With utility-scale, grid-connected offshore wind projects costing $2 billion a pop, and with the large number of “contingencies” involved, Lanard says it’s not a complete shock that a foreign investment firm would be pioneering the first offshore wind project in the U.S. “The Bank of Tokyo is highly respected,” he says, and its association with the Mitsubishi trading company, which has more than tested the waters of offshore wind technology, “might provide an added bonus” when seeking additional investors.
Lanard says individual financiers are still hesitant to jump into these projects with both feet. Europe has responded with a renewable energy investment consortium concept led by companies like Green Giraffe that help attract private funds to the ever-expanding list of wind energy projects off its coasts.
In the U.S., wind energy recently got a boost when Congress renewed the Wind Energy Production Tax Credit until Dec. 31, 2013. Experts say renewable energy costs are now significantly lower in contract price than energy produced by new fuel-burning power plants of any type, including natural gas.
Lanard says the tax credits have helped and “they need to continue.” But the farms can provide benefits beyond just power.
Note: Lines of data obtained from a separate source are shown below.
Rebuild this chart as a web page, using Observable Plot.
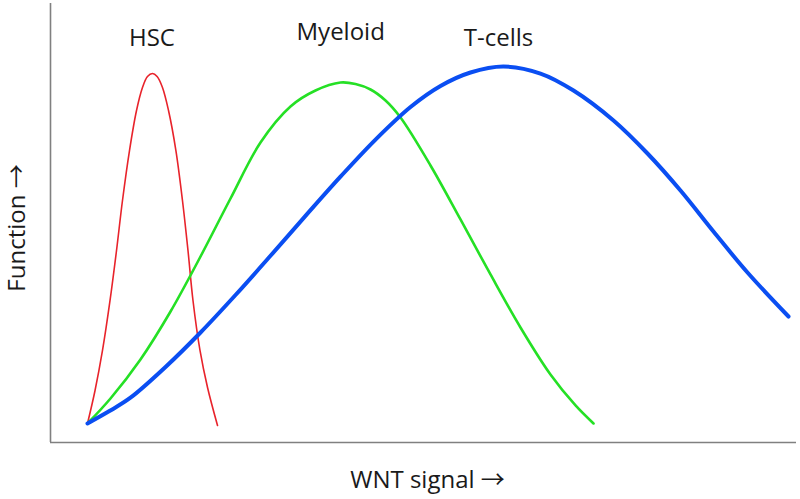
<!DOCTYPE html>
<html>
<head>
<meta charset="utf-8">
<script src="https://cdn.jsdelivr.net/npm/d3@7"></script>
<script src="https://cdn.jsdelivr.net/npm/@observablehq/plot@0.6"></script>
<style>
  html, body { margin: 0; padding: 0; background: #fff; }
  #chart { width: 800px; height: 499px; }
</style>
</head>
<body>
<div id="chart"></div>
<script>
// WNT signal (x) and Function (y), arbitrary 0–100 units read from the picture
const hscX = [4.96, 5.97, 6.97, 7.98, 8.85, 9.65, 10.59, 11.53, 12.33, 13.00, 13.67, 14.29, 15.01, 15.82, 16.81, 17.69, 18.43, 19.10, 20.04, 21.05, 22.39];
const hscY = [4.33, 11.85, 20.96, 32.35, 43.74, 55.13, 66.51, 75.63, 80.87, 83.37, 84.05, 83.37, 80.87, 75.63, 66.51, 55.13, 43.74, 32.35, 20.96, 12.53, 3.87];

const myeloidX = [4.96, 8.04, 12.06, 16.09, 20.11, 24.13, 28.15, 32.17, 35.52, 38.87, 40.88, 42.90, 44.91, 46.92, 50.94, 54.96, 58.98, 63.00, 67.02, 70.38, 72.79];
const myeloidY = [4.33, 10.02, 18.91, 29.84, 42.37, 55.58, 68.34, 76.54, 80.18, 82.00, 81.66, 80.41, 77.90, 74.03, 63.10, 50.80, 38.27, 26.20, 15.49, 8.43, 4.33];

const tcellX = [4.96, 7.84, 10.72, 15.42, 20.11, 24.80, 29.49, 34.18, 38.87, 43.57, 48.26, 52.28, 56.30, 60.72, 65.68, 70.11, 75.47, 80.03, 84.45, 88.87, 93.43, 98.93];
const tcellY = [4.33, 7.10, 10.20, 17.20, 25.06, 33.60, 42.53, 51.62, 60.55, 69.00, 76.42, 81.21, 84.28, 85.65, 84.05, 80.18, 73.35, 65.83, 57.40, 48.06, 38.72, 28.70];

const seriesNames = ["HSC", "Myeloid", "T-cells"];
const labelX = [13.6, 38.9, 60.05];
const labelY = [90.4, 91.6, 90.4];

const xTitle = "WNT signal →";
const yTitle = "Function →";

const toRows = (name, xs, ys) => xs.map((x, i) => ({series: name, x, y: ys[i]}));
const hsc = toRows("HSC", hscX, hscY);
const myeloid = toRows("Myeloid", myeloidX, myeloidY);
const tcell = toRows("T-cells", tcellX, tcellY);
const labels = seriesNames.map((name, i) => ({name, x: labelX[i], y: labelY[i]}));

const chart = Plot.plot({
  width: 800,
  height: 499,
  marginLeft: 50,
  marginRight: 4,
  marginTop: 3,
  marginBottom: 57,
  x: {domain: [0, 100], axis: null},
  y: {domain: [0, 100], axis: null},
  style: {fontFamily: "'Open Sans', sans-serif", background: "#fff", color: "#1a1a1a"},
  marks: [
    Plot.ruleX([0], {stroke: "#808080", strokeWidth: 1.6}),
    Plot.ruleY([0], {stroke: "#808080", strokeWidth: 1.6}),
    Plot.line(hsc, {x: "x", y: "y", stroke: "#e8232b", strokeWidth: 1.6, curve: "catmull-rom"}),
    Plot.line(myeloid, {x: "x", y: "y", stroke: "#25e025", strokeWidth: 2.6, curve: "catmull-rom"}),
    Plot.line(tcell, {x: "x", y: "y", stroke: "#0a4ef2", strokeWidth: 4, curve: "catmull-rom"}),
    Plot.text(labels, {x: "x", y: "y", text: "name", textAnchor: "middle", lineAnchor: "bottom", fontSize: 24, fill: "#1a1a1a"}),
    Plot.text([xTitle], {frameAnchor: "bottom", textAnchor: "middle", lineAnchor: "bottom", dx: 4, dy: 45, fontSize: 24, fill: "#1a1a1a", className: "arrow-title"}),
    Plot.text([yTitle], {frameAnchor: "left", textAnchor: "middle", lineAnchor: "middle", rotate: -90, dx: -33, dy: 5, fontSize: 24, fill: "#1a1a1a", className: "arrow-title"})
  ]
});
// render the arrow glyph with a font that has a long arrow
d3.select(chart).selectAll(".arrow-title text").each(function () {
  const t = d3.select(this);
  const s = t.text();
  const i = s.indexOf("→");
  if (i >= 0) {
    t.text(s.slice(0, i));
    t.append("tspan").style("font-family", "'Noto Sans CJK JP', 'DejaVu Sans', sans-serif").text("→");
  }
});
document.getElementById("chart").appendChild(chart);
</script>
</body>
</html>
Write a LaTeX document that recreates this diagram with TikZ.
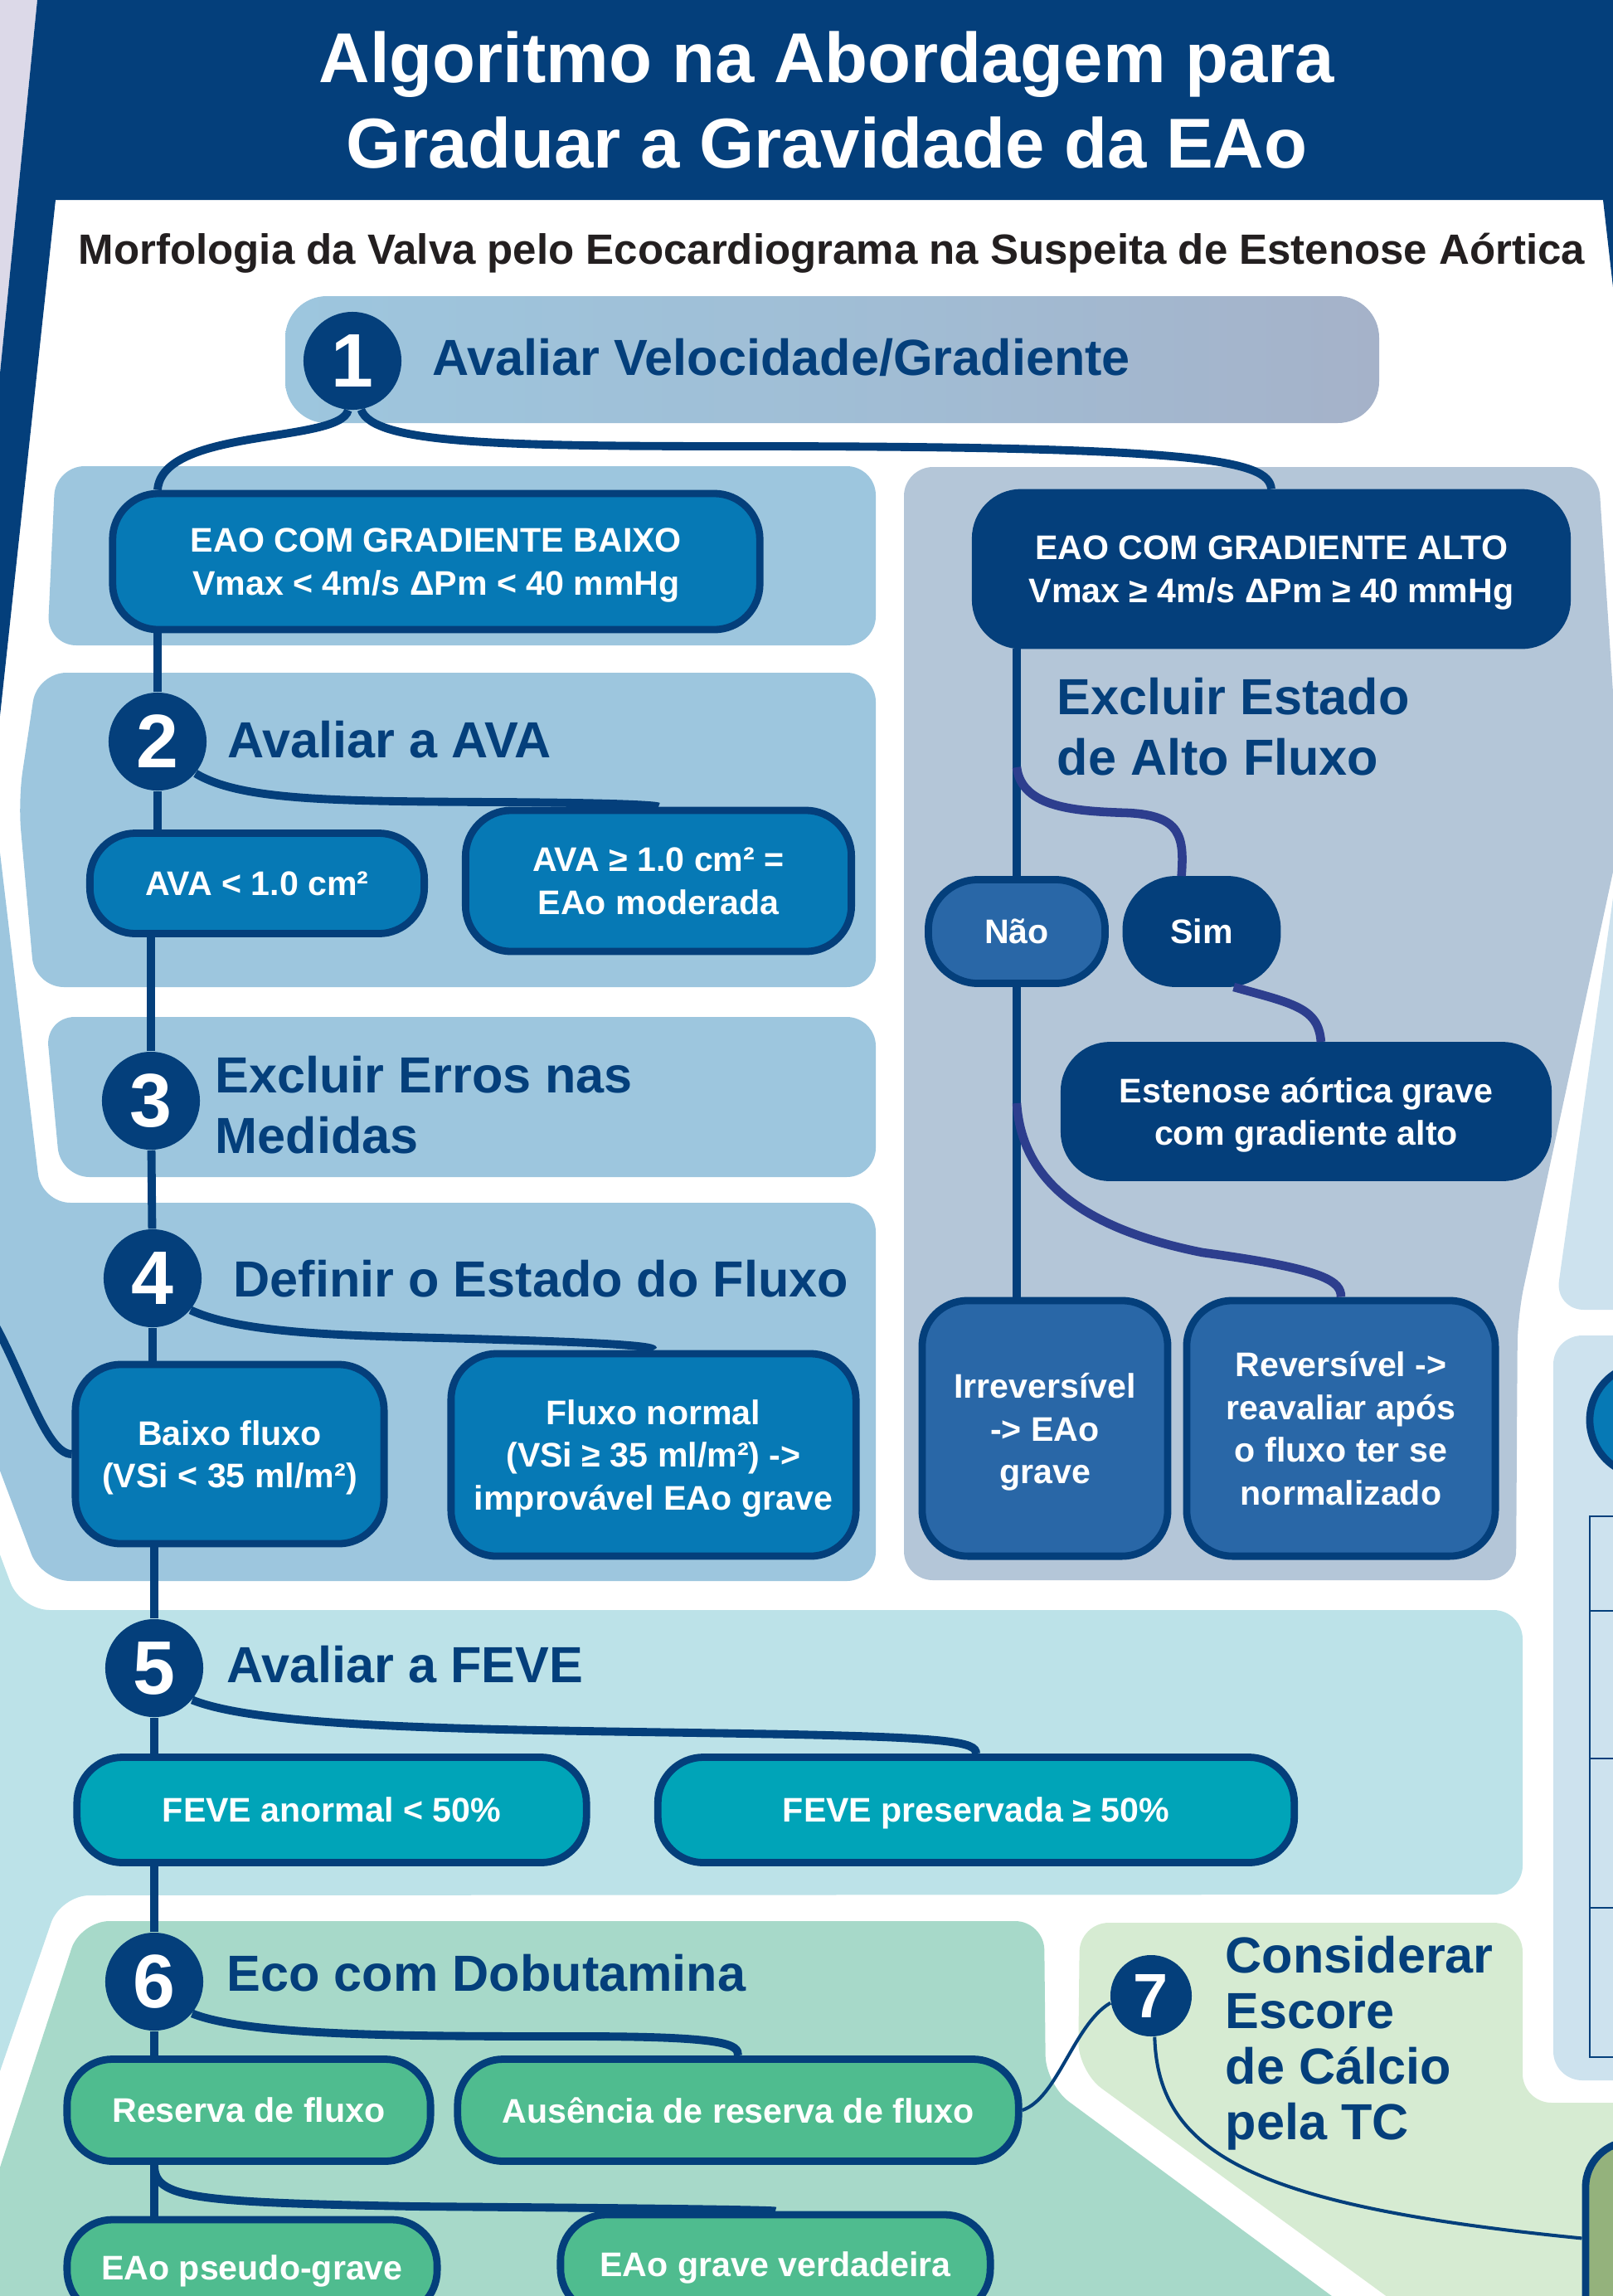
\documentclass[tikz,border=0pt]{standalone}
\usepackage{fontspec}
\setmainfont{Liberation Sans}

\definecolor{navy}{HTML}{043F7B}
\definecolor{lavend}{HTML}{DCD9E8}
\definecolor{skyp}{HTML}{9DC6DE}
\definecolor{gradgrey}{HTML}{A5B2C9}
\definecolor{greyp}{HTML}{B4C6D8}
\definecolor{midblue}{HTML}{0679B5}
\definecolor{steel}{HTML}{2967A7}
\definecolor{branchblue}{HTML}{2D3E8E}
\definecolor{tealbg}{HTML}{BCE2E8}
\definecolor{tealbox}{HTML}{00A4B8}
\definecolor{greenbg}{HTML}{A7D9C9}
\definecolor{greenbox}{HTML}{4FBC8F}
\definecolor{palegreen}{HTML}{D6EBD2}
\definecolor{paleblue}{HTML}{CDE2EE}
\definecolor{calcgreen}{HTML}{94B27C}
\definecolor{inkblack}{HTML}{231F20}

\newcommand\titletext{\bfseries\fontsize{24.2}{28.5}\selectfont}
\newcommand\subtext{\bfseries\fontsize{14.5}{17}\selectfont}
\newcommand\headtext{\bfseries\fontsize{17.4}{21}\selectfont}
\newcommand\boxtext{\bfseries\fontsize{11.7}{14.7}\selectfont}
\newcommand\digittext{\bfseries\fontsize{26}{26}\selectfont}

\tikzset{
  panel/.style={rounded corners=0.35cm},
  link/.style={draw=navy, line width=2.8pt},
  branch/.style={draw=branchblue, line width=3pt},
  thinlink/.style={draw=navy, line width=1.15pt},
  stepnum/.style={circle, fill=navy, text=white, inner sep=0pt,
    minimum size=1.18cm, font=\digittext},
  box/.style={rectangle, rounded corners=0.55cm, draw=navy, line width=2.5pt,
    text=white, font=\boxtext, align=center, inner sep=0pt, text depth=0pt},
  heading/.style={text=navy, font=\headtext, inner sep=0pt, align=left},
}

\begin{document}
\begin{tikzpicture}[x=0.01cm,y=-0.01cm]
  \useasboundingbox (0,0) rectangle (1945,2768);
  \clip (0,0) rectangle (1945,2768);

  % header band and frame
  \fill[lavend] (0,0) -- (45,0) -- (0,450) -- cycle;
  \fill[navy] (45,0) -- (1945,0) -- (1945,346) -- (1933,241) -- (67,241)
    -- (0,863) -- (0,450) -- cycle;
  \node[text=white, font=\titletext, anchor=base] (title1) at (997,99)
    {Algoritmo na Abordagem para};
  \node[text=white, font=\titletext, anchor=base] (title2) at (997,202)
    {Graduar a Gravidade da EAo};
  \node[text=inkblack, font=\subtext, anchor=base] (subtitle) at (1003,318)
    {Morfologia da Valva pelo Ecocardiograma na Suspeita de Estenose Aórtica};

  % background panels
  \shade[left color=skyp, right color=gradgrey, middle color=skyp!60!gradgrey,
    rounded corners=0.5cm] (344,357) rectangle (1663,510);
  \fill[skyp, panel] (67,562) -- (1056,562) -- (1056,778) -- (57,778) -- cycle;
  \fill[skyp, panel] (45,811) -- (1056,811) -- (1056,1190) -- (42,1190)
    -- (22,965) -- cycle;
  \fill[skyp, panel] (55,1226) -- (1056,1226) -- (1056,1419) -- (73,1419) -- cycle;
  \fill[skyp, panel] (-20,859) -- (50,1450) -- (1056,1450) -- (1056,1906)
    -- (50,1906) -- (-20,1720) -- cycle;
  \fill[greyp, panel] (1090,563) -- (1927,563) -- (1956,1000) -- (1830,1586)
    -- (1828,1905) -- (1090,1905) -- cycle;
  \fill[paleblue, panel] (1951,1040) -- (1875,1579) -- (1990,1579)
    -- (1990,1040) -- cycle;
  \fill[paleblue, panel] (1873,1610) rectangle (1990,2508);
  \fill[tealbg, panel] (-20,1821) -- (25,1941) -- (1836,1941) -- (1836,2284)
    -- (73,2285) -- (-20,2555) -- cycle;
  \fill[greenbg, panel] (-20,2674) -- (97,2316) -- (1259,2316) -- (1261,2513)
    -- (1660,2808) -- (-20,2808) -- cycle;
  \fill[palegreen, panel] (1302,2318) -- (1836,2318) -- (1836,2535)
    -- (1990,2535) -- (1990,2818) -- (1740,2818) -- (1300,2497) -- cycle;

  % cut-off table at the right edge
  \draw[navy, fill=midblue, line width=2.5pt] (1984,1712) circle [radius=0.67cm];
  \draw[navy, line width=0.8pt] (1990,1828) -- (1917,1828) -- (1917,2480) -- (1990,2480);
  \foreach \yy in {1942,2120,2300}
    \draw[navy, line width=0.8pt] (1917,\yy) -- (1990,\yy);

  % step numbers
  \node[stepnum] (c1) at (425,435) {1};
  \node[stepnum] (c2) at (190,894) {2};
  \node[stepnum] (c3) at (182,1327) {3};
  \node[stepnum] (c4) at (184,1541) {4};
  \node[stepnum] (c5) at (186,2011) {5};
  \node[stepnum] (c6) at (186,2389) {6};
  \node[stepnum, minimum size=0.98cm, font=\bfseries\fontsize{21.5}{21.5}\selectfont]
    (c7) at (1388,2406) {7};

  % step headings
  \node[heading, anchor=base west] (h1) at (521,452) {Avaliar Velocidade/Gradiente};
  \node[heading, anchor=base west] (h2) at (274,913) {Avaliar a AVA};
  \node[heading, anchor=north west] (h3) at (259,1272) {Excluir Erros nas\\Medidas};
  \node[heading, anchor=base west] (h4) at (281,1563) {Definir o Estado do Fluxo};
  \node[heading, anchor=base west] (h5) at (273,2028) {Avaliar a FEVE};
  \node[heading, anchor=base west] (h6) at (273,2400) {Eco com Dobutamina};
  \node[heading, anchor=north west] (hx) at (1274,816) {Excluir Estado\\de Alto Fluxo};
  \node[heading, anchor=north west, font=\bfseries\fontsize{17.4}{19.06}\selectfont]
    (h7) at (1477,2333) {Considerar\\Escore\\de Cálcio\\pela TC};

  % boxes, left column
  \node[box, fill=midblue, minimum width=7.80cm, minimum height=1.64cm] (gbaixo)
    at (526,677) {EAO COM GRADIENTE BAIXO\\Vmax < 4m/s ΔPm < 40 mmHg};
  \node[box, fill=midblue, minimum width=4.03cm, minimum height=1.21cm] (ava1)
    at (310,1065) {AVA < 1.0 cm²};
  \node[box, fill=midblue, minimum width=4.65cm, minimum height=1.70cm] (ava2)
    at (794,1062) {AVA ≥ 1.0 cm² =\\EAo moderada};
  \node[box, fill=midblue, minimum width=3.72cm, minimum height=2.16cm] (baixo)
    at (277,1753) {Baixo fluxo\\(VSi < 35 ml/m²)};
  \node[box, fill=midblue, minimum width=4.88cm, minimum height=2.44cm] (fnormal)
    at (788,1754) {Fluxo normal\\(VSi ≥ 35 ml/m²) ->\\improvável EAo grave};
  \node[box, fill=tealbox, minimum width=6.14cm, minimum height=1.27cm] (anormal)
    at (400,2182) {FEVE anormal < 50\%};
  \node[box, fill=tealbox, minimum width=7.67cm, minimum height=1.27cm] (pres)
    at (1177,2182) {FEVE preservada ≥ 50\%};
  \node[box, fill=greenbox, minimum width=4.38cm, minimum height=1.23cm] (reserva)
    at (300,2544) {Reserva de fluxo};
  \node[box, fill=greenbox, minimum width=6.76cm, minimum height=1.23cm] (aus)
    at (890,2544) {Ausência de reserva de fluxo};
  \node[box, fill=greenbox, minimum width=4.46cm, minimum height=1.16cm] (pseudo)
    at (304,2734) {EAo pseudo-grave};
  \node[box, fill=greenbox, minimum width=5.18cm, minimum height=1.20cm] (verd)
    at (935,2730) {EAo grave verdadeira};

  % boxes, right column
  \node[box, fill=navy, minimum width=7.13cm, minimum height=1.84cm] (galto)
    at (1533,686) {EAO COM GRADIENTE ALTO\\Vmax ≥ 4m/s ΔPm ≥ 40 mmHg};
  \node[box, fill=steel, rounded corners=0.6cm, minimum width=2.13cm,
    minimum height=1.25cm] (nao) at (1226,1123) {Não};
  \node[box, fill=navy, rounded corners=0.6cm, minimum width=1.82cm,
    minimum height=1.25cm] (sim) at (1449,1123) {Sim};
  \node[box, fill=navy, minimum width=5.83cm, minimum height=1.59cm] (est)
    at (1575,1340) {Estenose aórtica grave\\com gradiente alto};
  \node[box, fill=steel, minimum width=2.96cm, minimum height=3.08cm] (irr)
    at (1260,1722) {Irreversível\\-> EAo\\grave};
  \node[box, fill=steel, minimum width=3.72cm, minimum height=3.08cm] (rev)
    at (1617,1722) {Reversível ->\\reavaliar após\\o fluxo ter se\\normalizado};
  \node[box, fill=calcgreen, minimum width=2.88cm, minimum height=3.18cm] (tcbox)
    at (2056,2741) {};

  \coordinate (offleft) at (-10,1590);
  \coordinate (simfork) at (1226,925);
  \coordinate (revfork) at (1226,1330);

  % main trunk
  \draw[link] (c1.-95) .. controls (410,535) and (196,515) .. (gbaixo.north -| c2);
  \draw[link] (c1.-80) .. controls (450,535) and (600,538) .. (900,538)
    .. controls (1450,538) and (1530,555) .. (galto.north);
  \draw[link] (gbaixo.south -| c2) -- (c2);
  \draw[link] (c2) -- (ava1.north -| c2);
  \draw[link] (c2.-40) .. controls (290,965) and (400,966) .. (600,967)
    .. controls (780,968) and (794,972) .. (ava2.north);
  \draw[link] (ava1.south -| c3) -- (c3);
  \draw[link] (c3) -- (c4);
  \draw[link] (c4) -- (baixo.north -| c4);
  \draw[link] (c4.-40) .. controls (300,1612) and (450,1610) .. (600,1615)
    .. controls (780,1620) and (788,1625) .. (fnormal.north);
  \draw[link] (offleft) .. controls (30,1660) and (55,1753) .. (baixo.west);
  \draw[link] (baixo.south -| c5) -- (c5);
  \draw[link] (c5) -- (anormal.north -| c5);
  \draw[link] (c5.-40) .. controls (320,2085) and (600,2085) .. (900,2090)
    .. controls (1150,2094) and (1177,2100) .. (pres.north);
  \draw[link] (anormal.south -| c6) -- (c6);
  \draw[link] (c6) -- (reserva.north -| c6);
  \draw[link] (c6.-40) .. controls (300,2455) and (500,2455) .. (700,2455)
    .. controls (880,2455) and (890,2465) .. (aus.north);
  \draw[link] (reserva.south -| c6) -- (pseudo.north -| c6);
  \draw[link] (reserva.south -| c6) .. controls (186,2650) and (230,2655) .. (500,2660)
    .. controls (900,2663) and (935,2665) .. (verd.north);

  % high gradient column
  \draw[link] (galto.south -| nao) -- (nao);
  \draw[link] (nao) -- (irr.north -| nao);
  \draw[branch] (simfork) .. controls (1232,975) and (1300,978) .. (1360,980)
    .. controls (1425,983) and (1428,1010) .. (sim.110);
  \draw[branch] (sim.-60) .. controls (1560,1210) and (1590,1215) .. (est.78);
  \draw[branch] (revfork) .. controls (1232,1420) and (1300,1480) .. (1450,1510)
    .. controls (1600,1530) and (1617,1545) .. (rev.north);

  % calcium score
  \draw[thinlink] (aus.east) .. controls (1275,2530) and (1295,2440) .. (c7.190);
  \draw[thinlink] (c7.-85) .. controls (1396,2600) and (1520,2660) .. (tcbox.164);
\end{tikzpicture}
\end{document}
Far from being the fabled eyesores bandied about in court cases, Lanard predicts wind farms will become popular tourist attractions. Mother Nature seems to agree that wind turbines can provide beneficial habitat for marine life, as this video from a Netherlands offshore wind project hints.
Even with the money, however, the job won’t be simple. Marine environments are challenging to work in for obvious reasons, and there are other concerns that will demand special care during installation. For example, ships and construction crews will need to employ licensed whale spotters authorized to call a halt to activity when endangered species such as right whales appear in the vicinity.
Still, Lanard speculates that over the next 12 months, U.S. bankers will be keeping a close eye on happenings off Nantucket. And as for those locals who fought the project for so long? Witnessing the energy future take shape over the past couple of weeks has inspired me to take up the quill pen and style some old-school verse.
There once was a man from Nantucket
Who used energy up by the bucket
A wind farm comes in
And cleans up the sin
He can now burn his lights and say “F*#K IT!”